Difficile de le savoir. En revanche, on peut noter que les sociétés sont plus sensibles à la corruption, à la fraude, aux détournements de fonds dans les périodes de crise économique. En effet, pendant ces périodes, la redistribution générale de la richesse produite fonctionne moins bien et donc une partie de la population se sent concernée par la fraude qui est ressentie comme un détournement de cette redistribution. Tout se passe comme si, dans les représentations et opinions des Français, quand tout le monde s'enrichit, plus ou moins, on ferme les yeux sur les détournements divers.

Quand l'enrichissement diminue, et donc la redistribution, on est plus sensible au fait que certains se servent eux-mêmes et prennent de fait l'argent de ceux qui payent. Le coût du billet de train intègre le coût de la fraude qui est donc perçue comme payée par ceux qui ne fraudent pas (même si certains peuvent frauder par ailleurs dans d'autres domaines comme le fisc). L'affaire Cahuzac est un bon exemple de fraude qui n'aurait peut-être pas eu le même impact il y a une quinzaine d'année.

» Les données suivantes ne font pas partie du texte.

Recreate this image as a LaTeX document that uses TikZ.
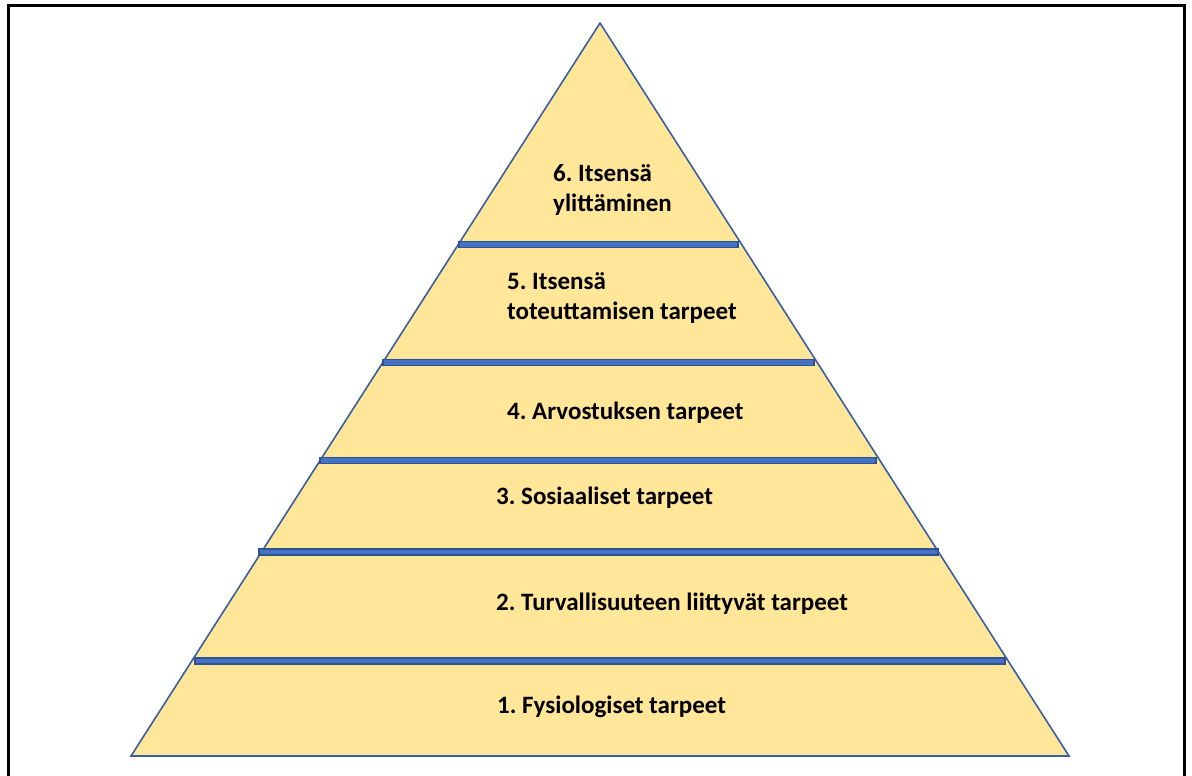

Je ne justifie rien, je montre simplement que ce qui varie c'est la sensibilité sociale à la fraude en fonction des périodes.

En Australie, pour évoquer les vols à l'étalage on parle de "french shopping". Les Français fraudent-ils plus que les autres ?

Deux économistes, Yann Algan et Pierre Cahuc, dans leur livre La société de défiance (2007) concluent par un constat :  "les Français sont plus méfiants, en moyenne, que la plupart des habitants des autres pays développés". Pour cela, ils reprennent notamment un sondage de la World Value Survey qui en 1990 puis en 2000 a posé à des milliers de personnes la question suivante :  "Trouvez-vous injustifiable d’accepter un pot de vin dans l’exercice de ses fonctions ?" La réponse est oui, c’est injustifiable pour 92% des Danois et 88% des Chinois, alors que pour les Français ce n’est injustifiable qu’à 58%. Les Français sont plus indulgents en valeur face à la fraude. 

Ce que montrent les auteurs, c’est qu’il existe une corrélation entre le faible civisme des habitants d’un pays et le fort taux de méfiance. Plus la culture est incivique, plus le sentiment de méfiance est fort. Or, d’après les deux auteurs, la confiance et le civisme sont deux conditions du fonctionnement du marché. Comme le sentiment de confiance est faible en France, le sentiment de méfiance face au marché est fort. La méfiance entraîne à son tour une demande de réglementation. La réglementation produit à son tour des rentes de situation. Les rentes entraînent le développement de la corruption et des passes droits, pratiques qui deviennent nécessaires pour contourner les rentes de situation, ce qui à son tour alimente la méfiance.